**Request:** Exactly as written, quote every line that follows, skipping the images.

*** Information provided ***

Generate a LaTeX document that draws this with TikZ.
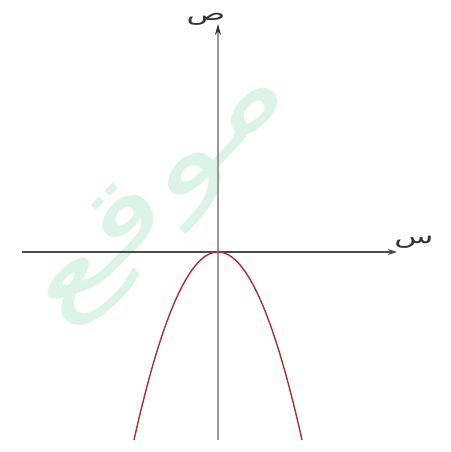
\documentclass[tikz,border=0pt]{standalone}
\usepackage{fontspec}
\newfontfamily\arabicfont[Script=Arabic]{DejaVu Sans}
\TeXXeTstate=1
\usetikzlibrary{arrows.meta}
\definecolor{wm}{HTML}{DCF3EA}
\definecolor{curve}{HTML}{A8303C}
\begin{document}
\begin{tikzpicture}[x=1pt,y=-1pt,
  axisx/.style={draw=black!70,line width=1.6pt,-{Stealth[length=9pt,width=6pt]}},
  axisy/.style={draw=black!40,line width=2.2pt,-{Stealth[length=11pt,width=6pt,color=black!80]}},
  lbl/.style={font=\arabicfont\fontsize{20}{20}\selectfont,text=black!80,inner sep=0pt,xscale=1.6},
  wmark/.style={font=\arabicfont\fontsize{100}{100}\selectfont,text=wm,inner sep=0pt}]
\useasboundingbox (0,0) rectangle (450,452);
\fill[white] (0,0) rectangle (450,452);
\node[wmark,rotate=45,xscale=1.6] (w) at (162,196) {\beginR موقع\endR};
\coordinate (xs) at (22,252);
\coordinate (xe) at (397,252);
\coordinate (ys) at (218,440);
\coordinate (ye) at (218,24);
\draw[axisx] (xs) -- (xe);
\draw[axisy] (ys) -- (ye);
\node[lbl] (ylab) at (206,19) {\beginR ص\endR};
\node[lbl] (xlab) at (414,242) {\beginR س\endR};
\draw[curve,line width=1.4pt,domain=-84:84,samples=80,smooth] plot ({218+\x},{252+188*(\x/84)^2});
\end{tikzpicture}
\end{document}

***

**Solution to the exercise:**
Generate a LaTeX document that draws this with TikZ.
\documentclass[tikz,border=0pt]{standalone}
\usepackage{fontspec}
\newfontfamily\arabicfont[Script=Arabic]{DejaVu Sans}
\TeXXeTstate=1
\usetikzlibrary{arrows.meta}
\definecolor{wm}{HTML}{DCF3EA}
\definecolor{curve}{HTML}{A8303C}
\begin{document}
\begin{tikzpicture}[x=1pt,y=-1pt,
  axisx/.style={draw=black!70,line width=1.6pt,-{Stealth[length=9pt,width=6pt]}},
  axisy/.style={draw=black!40,line width=2.2pt,-{Stealth[length=11pt,width=6pt,color=black!80]}},
  lbl/.style={font=\arabicfont\fontsize{20}{20}\selectfont,text=black!80,inner sep=0pt,xscale=1.6},
  wmark/.style={font=\arabicfont\fontsize{100}{100}\selectfont,text=wm,inner sep=0pt}]
\useasboundingbox (0,0) rectangle (450,452);
\fill[white] (0,0) rectangle (450,452);
\node[wmark,rotate=45,xscale=1.6] (w) at (162,196) {\beginR موقع\endR};
\coordinate (xs) at (22,252);
\coordinate (xe) at (397,252);
\coordinate (ys) at (218,440);
\coordinate (ye) at (218,24);
\draw[axisx] (xs) -- (xe);
\draw[axisy] (ys) -- (ye);
\node[lbl] (ylab) at (206,19) {\beginR ص\endR};
\node[lbl] (xlab) at (414,242) {\beginR س\endR};
\draw[curve,line width=1.4pt,domain=-84:84,samples=80,smooth] plot ({218+\x},{252+188*(\x/84)^2});
\end{tikzpicture}
\end{document}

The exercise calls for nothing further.